THE HORIZON TRAIL (PART 2)

SEPTEMBER, 2010

I didn’t drown.  I didn’t succumb to claustrophobia or cave ins.

There weren’t any bats.

But at the other end of the long tunnel I sucked in the fresh mountain air like I’d just emerged from a week lost in the catacombs.

More thrills followed in a leery section of trail cut out of rock face easily some two hundred metres directly above the gorge.  From there it wended past a three tiered waterfall and down to the hut and hot spring at Asohara, a spot nestled in a nook where the walls of the gorge reclined slightly from their relentless vertical slant.

Bathed and beered I settled down in the hut for the night in a tatami matted room accompanied by seven other hikers, some of who’d come down the Shimo-no-rokka that day.  I found myself amidst a choral section of snorers, and not for the first time in the mountains silently cursed to the heavens for not yet having gotten hold of a pair of ear plugs.

Then the rain came.  And hard.  And so did the image of a mischievous weather man grinning and poking his pointer at me – I’d been suckered again.
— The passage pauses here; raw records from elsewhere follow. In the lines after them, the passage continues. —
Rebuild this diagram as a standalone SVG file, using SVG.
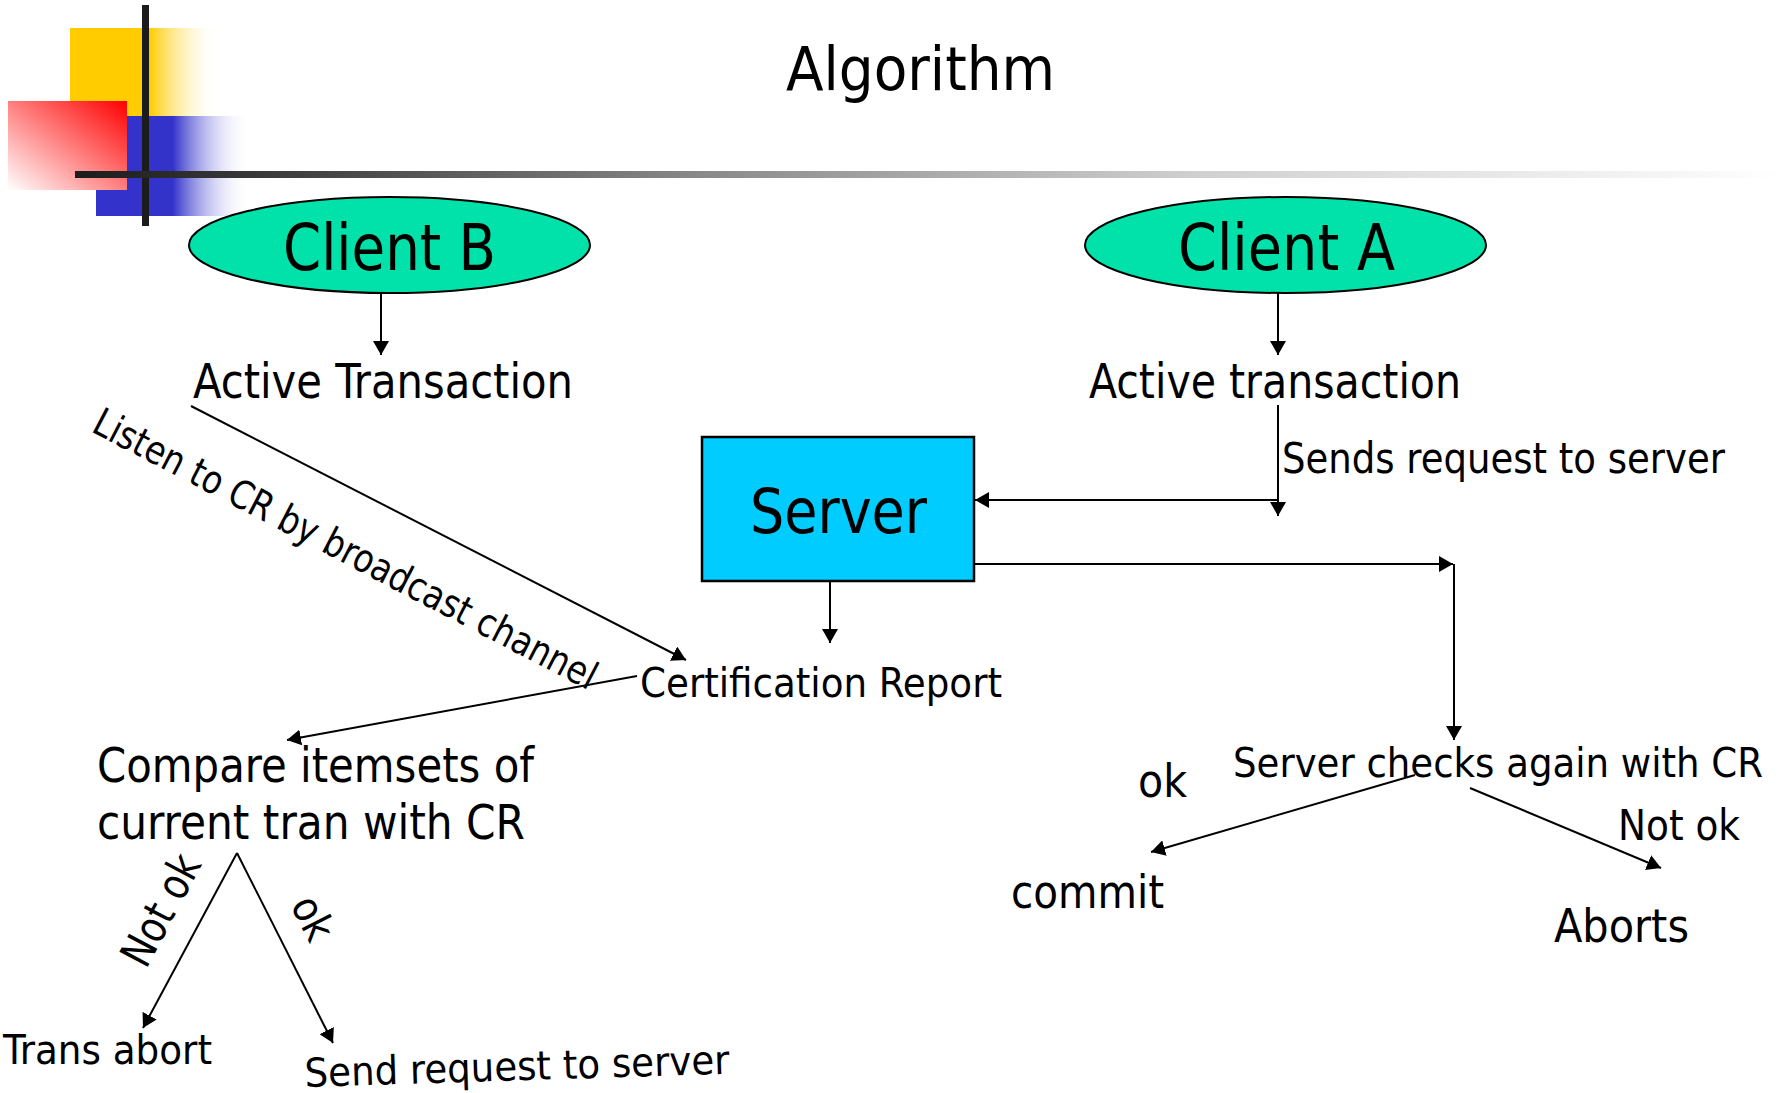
<svg xmlns="http://www.w3.org/2000/svg" width="1783" height="1093" viewBox="0 0 1783 1093">
<style>
  text { font-family: "DejaVu Sans Condensed", "DejaVu Sans", "Liberation Sans", sans-serif; fill: #000; }
  .conn { stroke: #000; stroke-width: 2; fill: none; }
  .arr { marker-end: url(#ah); }
  .node-ell { fill: #00E2A9; stroke: #000; stroke-width: 2; }
  .node-box { fill: #00CCFF; stroke: #000; stroke-width: 2.5; }
</style>
<defs>
  <marker id="ah" markerUnits="userSpaceOnUse" markerWidth="16" markerHeight="16" refX="14" refY="8" orient="auto">
    <path d="M0,0 L14,8 L0,16 z" fill="#000"/>
  </marker>
  <linearGradient id="gYellow" x1="0" y1="0" x2="1" y2="0">
    <stop offset="0" stop-color="#FFCC00"/>
    <stop offset="0.53" stop-color="#FFCC00"/>
    <stop offset="1" stop-color="#FFFFFF" stop-opacity="0"/>
  </linearGradient>
  <linearGradient id="gBlue" x1="0" y1="0" x2="1" y2="0">
    <stop offset="0" stop-color="#3333CC"/>
    <stop offset="0.5" stop-color="#3333CC"/>
    <stop offset="1" stop-color="#FFFFFF" stop-opacity="0"/>
  </linearGradient>
  <linearGradient id="gRed" x1="1" y1="0" x2="0" y2="1">
    <stop offset="0" stop-color="#FF0000"/>
    <stop offset="1" stop-color="#FFFFFF"/>
  </linearGradient>
  <linearGradient id="gRule" gradientUnits="userSpaceOnUse" x1="75" y1="0" x2="1783" y2="0">
    <stop offset="0" stop-color="#1C1C1C"/>
    <stop offset="0.13" stop-color="#404040"/>
    <stop offset="0.37" stop-color="#8A8A8A"/>
    <stop offset="0.66" stop-color="#D0D0D0"/>
    <stop offset="1" stop-color="#FFFFFF"/>
  </linearGradient>
</defs>

<g id="decoration">
  <rect x="70" y="28" width="150" height="88" fill="url(#gYellow)"/>
  <rect x="96" y="116" width="154" height="100" fill="url(#gBlue)"/>
  <rect x="8" y="101" width="119" height="89" fill="url(#gRed)"/>
  <rect x="142" y="5" width="7" height="221" fill="#1C1C1C"/>
  <rect x="75" y="171" width="1708" height="7" fill="url(#gRule)"/>
</g>

<text id="title" x="786" y="90" font-size="60" textLength="269" lengthAdjust="spacingAndGlyphs">Algorithm</text>

<g id="connectors">
  <path class="conn arr" d="M381,293 L381,355"/>
  <path class="conn arr" d="M1278,293 L1278,355"/>
  <path class="conn arr" d="M1278,405 L1278,516"/>
  <path class="conn arr" d="M1278,500 L975,500"/>
  <path class="conn arr" d="M830,581 L830,643"/>
  <path class="conn arr" d="M975,564 L1453,564"/>
  <path class="conn arr" d="M1454,564 L1454,740"/>
  <path class="conn arr" d="M191,406 L686,660"/>
  <path class="conn arr" d="M637,676 L287,740"/>
  <path class="conn arr" d="M237,853 L143,1028"/>
  <path class="conn arr" d="M237,853 L333,1043"/>
  <path class="conn arr" d="M1415,775 L1151,852"/>
  <path class="conn arr" d="M1470,788 L1661,868"/>
</g>

<g id="clientB">
  <ellipse class="node-ell" cx="389.5" cy="245" rx="200.5" ry="48"/>
  <text x="283" y="270" font-size="64" textLength="213" lengthAdjust="spacingAndGlyphs">Client B</text>
</g>
<g id="clientA">
  <ellipse class="node-ell" cx="1285.5" cy="245" rx="200.5" ry="48"/>
  <text x="1178" y="270" font-size="64" textLength="217" lengthAdjust="spacingAndGlyphs">Client A</text>
</g>
<g id="activeB">
  <text x="193" y="398" font-size="48" textLength="380" lengthAdjust="spacingAndGlyphs">Active Transaction</text>
</g>
<g id="activeA">
  <text x="1089" y="398" font-size="48" textLength="372" lengthAdjust="spacingAndGlyphs">Active transaction</text>
</g>
<g id="server">
  <rect class="node-box" x="702" y="437" width="272" height="144"/>
  <text x="750" y="533" font-size="62" textLength="177" lengthAdjust="spacingAndGlyphs">Server</text>
</g>
<g id="certReport">
  <text x="640" y="697" font-size="40" textLength="362" lengthAdjust="spacingAndGlyphs">Certification Report</text>
</g>
<g id="compare">
  <text x="97" y="782" font-size="48" textLength="437" lengthAdjust="spacingAndGlyphs">Compare itemsets of</text>
  <text x="97" y="839" font-size="48" textLength="428" lengthAdjust="spacingAndGlyphs">current tran with CR</text>
</g>
<g id="transAbort">
  <text x="3" y="1064" font-size="40" textLength="209" lengthAdjust="spacingAndGlyphs">Trans abort</text>
</g>
<g id="sendRequest">
  <text x="305" y="1087" font-size="40" textLength="425" lengthAdjust="spacingAndGlyphs" transform="rotate(-1.8 305 1087)">Send request to server</text>
</g>
<g id="serverChecks">
  <text x="1233" y="777" font-size="41" textLength="530" lengthAdjust="spacingAndGlyphs">Server checks again with CR</text>
</g>
<g id="commit">
  <text x="1011" y="908" font-size="46" textLength="153" lengthAdjust="spacingAndGlyphs">commit</text>
</g>
<g id="aborts">
  <text x="1554" y="942" font-size="46" textLength="135" lengthAdjust="spacingAndGlyphs">Aborts</text>
</g>

<g id="labels">
  <text x="1282" y="473" font-size="42" textLength="443" lengthAdjust="spacingAndGlyphs">Sends request to server</text>
  <text x="90" y="431" font-size="39" textLength="562" lengthAdjust="spacingAndGlyphs" transform="rotate(27.5 90 431)">Listen to CR by broadcast channel</text>
  <text x="146" y="970" font-size="44" textLength="120" lengthAdjust="spacingAndGlyphs" transform="rotate(-62 146 970)">Not ok</text>
  <text x="290" y="905" font-size="42" textLength="44" lengthAdjust="spacingAndGlyphs" transform="rotate(63 290 905)">ok</text>
  <text x="1138" y="797" font-size="46" textLength="49" lengthAdjust="spacingAndGlyphs">ok</text>
  <text x="1618" y="840" font-size="42" textLength="122" lengthAdjust="spacingAndGlyphs">Not ok</text>
</g>
</svg>
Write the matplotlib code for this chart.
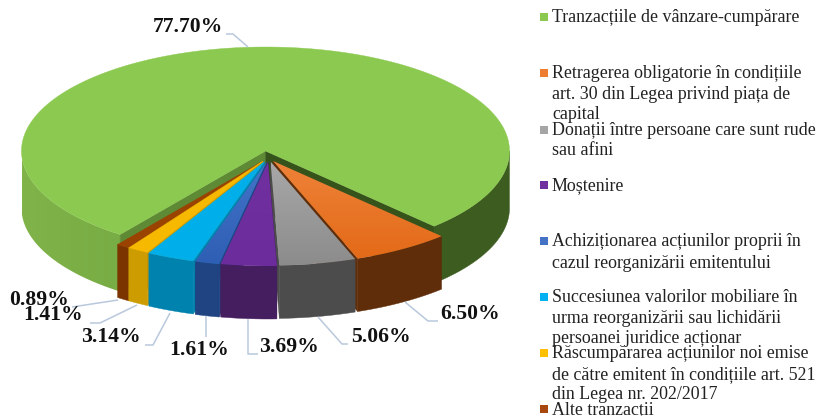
import matplotlib
matplotlib.use('Agg')
import matplotlib.pyplot as plt
from matplotlib.colors import LinearSegmentedColormap
from matplotlib.patches import Polygon, Rectangle
import numpy as np

plt.rcParams['font.family'] = ['Liberation Serif', 'DejaVu Serif']

# Data
categories = [
    ['Tranzacțiile de vânzare-cumpărare'],
    ['Retragerea obligatorie în condițiile', 'art. 30 din Legea privind piața de', 'capital'],
    ['Donații între persoane care sunt rude', 'sau afini'],
    ['Moștenire'],
    ['Achiziționarea acțiunilor proprii în', 'cazul reorganizării emitentului'],
    ['Succesiunea valorilor mobiliare în', 'urma reorganizării sau lichidării', 'persoanei juridice acționar'],
    ['Răscumpărarea acțiunilor noi emise', 'de către emitent în condițiile art. 521', 'din Legea nr. 202/2017'],
    ['Alte tranzacții'],
]
values = [77.70, 6.50, 5.06, 3.69, 1.61, 3.14, 1.41, 0.89]
labels = ['77.70%', '6.50%', '5.06%', '3.69%', '1.61%', '3.14%', '1.41%', '0.89%']

# Colours: top start, top end, side
top_a = ['#8CC950', '#EE8238', '#A8A8A8', '#7030A0', '#4274C8', '#00AEEA', '#F7B900', '#9A4200']
top_b = ['#8CC950', '#E36A18', '#8C8C8C', '#6C2C9C', '#2F5FB5', '#00AEEA', '#F7B900', '#9A4200']
side = ['#7DB247', '#5F2D0A', '#4C4C4C', '#451E60', '#204382', '#0082AE', '#CC9C00', '#7B3300']
legend_colors = ['#8CC950', '#ED7D31', '#A5A5A5', '#7030A0', '#4472C4', '#00B0F0', '#FFC000', '#A5470F']
inner_left = '#5F8A35'
inner_right = '#37531C'
right_wall = '#3D5C20'

# Pie geometry in pixels
rx, ry = 244, 104
depth = 53
green_depth = 57
start_angle = -46.3
centers = [(265.5, 151), (273, 161), (270.5, 161.5), (268, 162), (266.5, 162), (264.5, 161.5), (263, 161), (263, 161)]

legend_y = [[17], [73, 94, 114], [130, 150], [185], [241, 263], [297, 318, 338], [353, 374, 394], [409]]
label_pos = [(188, 27), (470, 314), (381, 337), (289, 347), (199, 350), (111, 337), (53, 315), (39, 300)]
leaders = [
    [(226, 34), (233, 34), (248, 47)],
    [(405, 302), (428, 321), (438, 321)],
    [(318, 317), (342, 344), (348, 344)],
    [(248, 319), (248, 354), (258, 354)],
    [(206, 316), (206, 337)],
    [(170, 313), (153, 345), (145, 345)],
    [(137, 305), (100, 323), (90, 323)],
    [(118, 300), (72, 307)],
]

fig = plt.figure(figsize=(8.19, 4.16), dpi=100)
ax = fig.add_axes([0, 0, 1, 1])
z = [1]


def next_z():
    z[0] += 1
    return z[0]


def rim(center, a0, a1, n=80):
    t = np.radians(np.linspace(a0, a1, n))
    return np.column_stack([center[0] + rx * np.cos(t), center[1] - ry * np.sin(t)])


def flat(pts, color):
    ax.add_patch(Polygon(pts, closed=True, fc=color, ec=color, lw=0.3, zorder=next_z()))


def shaded(pts, c0, c1, horizontal=False):
    # gradient clipped to a polygon
    cmap = LinearSegmentedColormap.from_list('g', [c0, c1])
    grad = np.linspace(0, 1, 64).reshape(1, -1) if horizontal else np.linspace(0, 1, 64).reshape(-1, 1)
    poly = Polygon(pts, closed=True, fc='none', ec='none')
    ax.add_patch(poly)
    x0, y0 = pts.min(axis=0)
    x1, y1 = pts.max(axis=0)
    im = ax.imshow(grad, cmap=cmap, extent=[x0, x1, y1, y0], aspect='auto',
                   interpolation='bilinear', zorder=next_z())
    im.set_clip_path(poly)


# angles from the values, clockwise
spans = np.array(values) / sum(values) * 360
ends = start_angle - np.cumsum(spans[1:])
starts = np.r_[start_angle, ends[:-1]]

# green slice goes the long way round the back
c = centers[0]
g_end = ends[-1]
down = np.array([0, green_depth])
left = rim(c, g_end, -180)
shaded(np.vstack([left, (left + down)[::-1]]), '#80B44A', '#78AC44', horizontal=True)
right = rim(c, 0, start_angle)
flat(np.vstack([right, (right + down)[::-1]]), right_wall)
apex = np.array(c, dtype=float)
a_pt = rim(c, g_end, g_end, 2)[0]
b_pt = rim(c, start_angle, start_angle, 2)[0]
flat(np.array([apex, apex + down, a_pt + down, a_pt]), inner_left)
flat(np.array([apex, apex + down, b_pt + down, b_pt]), inner_right)
flat(np.vstack([[apex], rim(c, g_end, start_angle - 360, 300)]), top_a[0])

# front slices, outermost first so that purple ends on top
down = np.array([0, depth])
for i in [1, 2, 7, 6, 5, 4, 3]:
    c = centers[i]
    a0, a1 = starts[i - 1], ends[i - 1]
    edge = rim(c, a1, a1, 2)[0] if (a0 + a1) / 2 > -90 else rim(c, a0, a0, 2)[0]
    p = np.array(c, dtype=float)
    flat(np.array([p, p + down, edge + down, edge]), side[i])
    r = rim(c, a0, a1)
    flat(np.vstack([r, (r + down)[::-1]]), side[i])
    top = np.vstack([[p], r])
    if top_a[i] == top_b[i]:
        flat(top, top_a[i])
    else:
        shaded(top, top_a[i], top_b[i])

# leader lines and value labels
for pts, lab, pos in zip(leaders, labels, label_pos):
    xs, ys = zip(*pts)
    ax.plot(xs, ys, color='#B9C8DC', lw=1.1, solid_capstyle='butt', zorder=50)
    ax.text(pos[0], pos[1], lab, fontsize=15.6, fontweight='bold',
            color='#111111', ha='center', va='center', zorder=51)

# legend
for cat, ys, col in zip(categories, legend_y, legend_colors):
    ax.add_patch(Rectangle((540, ys[0] - 4), 8, 8, fc=col, ec='none', zorder=50))
    for line, y in zip(cat, ys):
        ax.text(552, y + 5, line, fontsize=12.9, color='#222222', ha='left', va='baseline', zorder=51)

ax.set_xlim(0, 819)
ax.set_ylim(416, 0)
ax.axis('off')
fig.savefig('out.png', dpi=100)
The morning dawned heavy and grey.  Cloud clung to the walls of the gorge like the leeches I feared the weather would conjure up.  Mountaintops for the most part were lost in the mist.

The options were to continue up to the Kurobe Dam for near on ten hours or retreat in five, back the way I came.

I had no desire to struggle through the Shimo-no-rokka in those miserable conditions.  And with the forecast the way it was, I knew that when the rains arrived they’d be settling in for days.  I’d timed things twenty four hours too late.

The Shimo-no-rokka is only open for about six weeks of the year during a period spanning September and October.  There were still more opportunities to get up it in better conditions, so reluctantly I turned tail and headed back the way I came.  The week I had off in October already on my mind.